__WRITTEN INSTRUCTION__
Return only the lines from the top of the data down to the one that holds "const Y_LABEL_PAD = 13;", both included, without any pictures.
● ● ● ● ● ● ●
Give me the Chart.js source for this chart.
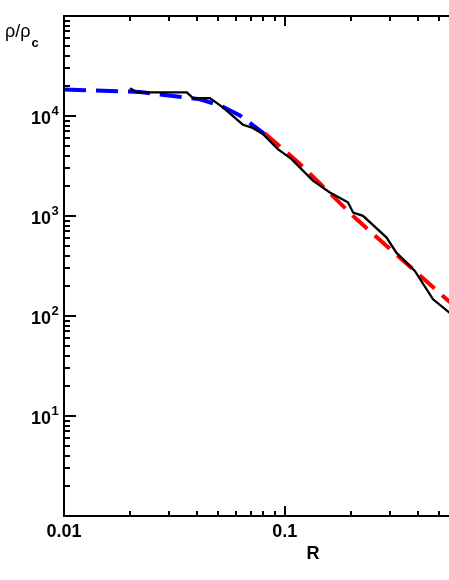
<!DOCTYPE html>
<html><head><meta charset="utf-8">
<script src="https://cdn.jsdelivr.net/npm/chart.js@4/dist/chart.umd.min.js"></script>
<style>
html,body{margin:0;padding:0;overflow:hidden;background:#fff;width:449px;height:580px}
#wrap{position:absolute;left:0;top:0;width:600px;height:580px}
</style>
</head><body><div id="wrap"><canvas id="c" width="600" height="580"></canvas></div>
<script>
// black: measured profile
const blackR   = [0.0199, 0.0214, 0.0360, 0.0384, 0.0458, 0.0524, 0.0646, 0.0716, 0.0795, 0.0930, 0.107, 0.134, 0.160, 0.193, 0.204, 0.226, 0.289, 0.320, 0.388, 0.469, 0.56];
const blackRho = [18930, 17260, 17260, 15120, 15120, 12200, 8180, 7600, 6610, 4670, 3730, 2260, 1720, 1370, 1080, 1005, 608, 430, 282, 147, 107];
// blue dashed: core fit
const blueR   = [0.01, 0.0221, 0.0413, 0.0508, 0.0626, 0.0770, 0.0812];
const blueRho = [18370, 17380, 14680, 12780, 10140, 7170, 6540];
// red dashed: power-law fit
const redR   = [0.0812, 0.117, 0.211, 0.332, 0.56];
const redRho = [6690, 3320, 931, 383, 137];

const yMajorTicks = [1, 10, 100, 1000, 10000, 100000];
const yTickLabels = {10: '10', 100: '10', 1000: '10', 10000: '10'};
const yTickExponents = {10: '1', 100: '2', 1000: '3', 10000: '4'};
const xMajorTicks = [0.01, 0.1, 1];
const xTickLabels = {0.01: '0.01', 0.1: '0.1'};
const minorSteps = [2, 3, 4, 5, 6, 7, 8, 9];

function withMinors(majors){
  const out = [];
  majors.forEach((m, i) => {
    out.push(m);
    if (i < majors.length - 1) minorSteps.forEach(k => out.push(parseFloat((m * k).toPrecision(6))));
  });
  return out;
}
const yTicks = withMinors(yMajorTicks);
const xTicks = withMinors(xMajorTicks);
const pts = (xs, ys) => xs.map((v, i) => ({x: v, y: ys[i]}));
const isPow10 = v => Math.abs(Math.log10(v) - Math.round(Math.log10(v))) < 1e-9;

const FONT = '"Liberation Sans", Arial, Helvetica, sans-serif';
const Y_LABEL_PAD = 13;

const frameTicks = {
  id: 'frameTicks',
  afterDraw(chart){
    const {ctx, chartArea: a, scales: {x, y}} = chart;
    ctx.save();
    ctx.strokeStyle = '#000';
    ctx.lineWidth = 2;
    ctx.beginPath();
    ctx.moveTo(a.left, a.top); ctx.lineTo(a.right, a.top);
    ctx.moveTo(a.left, a.top - 1); ctx.lineTo(a.left, a.bottom + 1);
    ctx.moveTo(a.left, a.bottom); ctx.lineTo(a.right, a.bottom);
    ctx.moveTo(a.right, a.top - 1); ctx.lineTo(a.right, a.bottom + 1);
    y.ticks.forEach(t => {
      const p = Math.round(y.getPixelForValue(t.value));
      const len = isPow10(t.value) ? 12 : 6;
      ctx.moveTo(a.left, p); ctx.lineTo(a.left + len, p);
      ctx.moveTo(a.right, p); ctx.lineTo(a.right - len, p);
    });
    x.ticks.forEach(t => {
      const p = Math.round(x.getPixelForValue(t.value));
      const len = isPow10(t.value) ? 10 : 5;
      ctx.moveTo(p, a.bottom); ctx.lineTo(p, a.bottom - len);
      ctx.moveTo(p, a.top); ctx.lineTo(p, a.top + len);
    });
    ctx.stroke();
    ctx.fillStyle = '#000';
    ctx.textAlign = 'left';
    ctx.textBaseline = 'alphabetic';
    // exponents of the y tick labels
    ctx.font = 'bold 13px ' + FONT;
    y.ticks.forEach(t => {
      const e = yTickExponents[t.value];
      if (e === undefined) return;
      const p = y.getPixelForValue(t.value);
      ctx.fillText(e, a.left - Y_LABEL_PAD + 0.5, p - 1);
    });
    // y axis title
    ctx.font = '18px ' + FONT;
    const main = 'ρ/ρ';
    ctx.fillText(main, 5, 36.5);
    const w = ctx.measureText(main).width;
    ctx.font = 'bold 13px ' + FONT;
    ctx.fillText('c', 5 + w + 1, 46.5);
    ctx.restore();
  }
};

new Chart(document.getElementById('c'), {
  type: 'scatter',
  data: {
    datasets: [
      {label: 'profile', data: pts(blackR, blackRho), showLine: true, borderColor: '#000000', borderWidth: 2.3, pointRadius: 0, fill: false, tension: 0},
      {label: 'power law', data: pts(redR, redRho), showLine: true, borderColor: '#ff0000', borderWidth: 4, borderDash: [20, 10], pointRadius: 0, fill: false, tension: 0},
      {label: 'core', data: pts(blueR, blueRho), showLine: true, borderColor: '#0000ff', borderWidth: 4, borderDash: [22, 10], pointRadius: 0, fill: false, tension: 0}
    ]
  },
  options: {
    responsive: false,
    animation: false,
    devicePixelRatio: 1,
    layout: {padding: {top: 16, right: 38, left: 0, bottom: 0}},
    plugins: {legend: {display: false}, tooltip: {enabled: false}},
    scales: {
      x: {
        type: 'logarithmic', position: 'bottom', min: 0.01, max: 1.8,
        afterBuildTicks(s){ s.ticks = xTicks.map(v => ({value: v, major: isPow10(v)})); },
        afterFit(s){ s.height = 64; s.paddingLeft = 0; s.paddingRight = 0; },
        grid: {display: false, drawTicks: false},
        border: {display: false},
        ticks: {autoSkip: false, maxRotation: 0, padding: 5, color: '#000',
          font: {family: FONT, size: 18, weight: 'bold'},
          callback: v => (xTickLabels[v] !== undefined ? xTickLabels[v] : '')},
        title: {display: true, text: 'R', color: '#000', font: {family: FONT, size: 18, weight: 'bold'}, padding: {top: 0, bottom: 15}}
      },
      y: {
        type: 'logarithmic', position: 'left', min: 1, max: 100000,
        afterBuildTicks(s){ s.ticks = yTicks.map(v => ({value: v, major: isPow10(v)})); },
        afterFit(s){ s.width = 64; s.paddingTop = 0; s.paddingBottom = 0; },
        grid: {display: false, drawTicks: false},
        border: {display: false},
        ticks: {autoSkip: false, padding: Y_LABEL_PAD, labelOffset: 3, color: '#000',
          font: {family: FONT, size: 18, weight: 'bold'},
          callback: v => (yTickLabels[v] !== undefined ? yTickLabels[v] : '')}
      }
    }
  },
  plugins: [frameTicks]
});
</script>
</body></html>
● ● ● ● ● ● ●
__CORRECT RESPONSE__
Give me the Chart.js source for this chart.
<!DOCTYPE html>
<html><head><meta charset="utf-8">
<script src="https://cdn.jsdelivr.net/npm/chart.js@4/dist/chart.umd.min.js"></script>
<style>
html,body{margin:0;padding:0;overflow:hidden;background:#fff;width:449px;height:580px}
#wrap{position:absolute;left:0;top:0;width:600px;height:580px}
</style>
</head><body><div id="wrap"><canvas id="c" width="600" height="580"></canvas></div>
<script>
// black: measured profile
const blackR   = [0.0199, 0.0214, 0.0360, 0.0384, 0.0458, 0.0524, 0.0646, 0.0716, 0.0795, 0.0930, 0.107, 0.134, 0.160, 0.193, 0.204, 0.226, 0.289, 0.320, 0.388, 0.469, 0.56];
const blackRho = [18930, 17260, 17260, 15120, 15120, 12200, 8180, 7600, 6610, 4670, 3730, 2260, 1720, 1370, 1080, 1005, 608, 430, 282, 147, 107];
// blue dashed: core fit
const blueR   = [0.01, 0.0221, 0.0413, 0.0508, 0.0626, 0.0770, 0.0812];
const blueRho = [18370, 17380, 14680, 12780, 10140, 7170, 6540];
// red dashed: power-law fit
const redR   = [0.0812, 0.117, 0.211, 0.332, 0.56];
const redRho = [6690, 3320, 931, 383, 137];

const yMajorTicks = [1, 10, 100, 1000, 10000, 100000];
const yTickLabels = {10: '10', 100: '10', 1000: '10', 10000: '10'};
const yTickExponents = {10: '1', 100: '2', 1000: '3', 10000: '4'};
const xMajorTicks = [0.01, 0.1, 1];
const xTickLabels = {0.01: '0.01', 0.1: '0.1'};
const minorSteps = [2, 3, 4, 5, 6, 7, 8, 9];

function withMinors(majors){
  const out = [];
  majors.forEach((m, i) => {
    out.push(m);
    if (i < majors.length - 1) minorSteps.forEach(k => out.push(parseFloat((m * k).toPrecision(6))));
  });
  return out;
}
const yTicks = withMinors(yMajorTicks);
const xTicks = withMinors(xMajorTicks);
const pts = (xs, ys) => xs.map((v, i) => ({x: v, y: ys[i]}));
const isPow10 = v => Math.abs(Math.log10(v) - Math.round(Math.log10(v))) < 1e-9;

const FONT = '"Liberation Sans", Arial, Helvetica, sans-serif';
const Y_LABEL_PAD = 13;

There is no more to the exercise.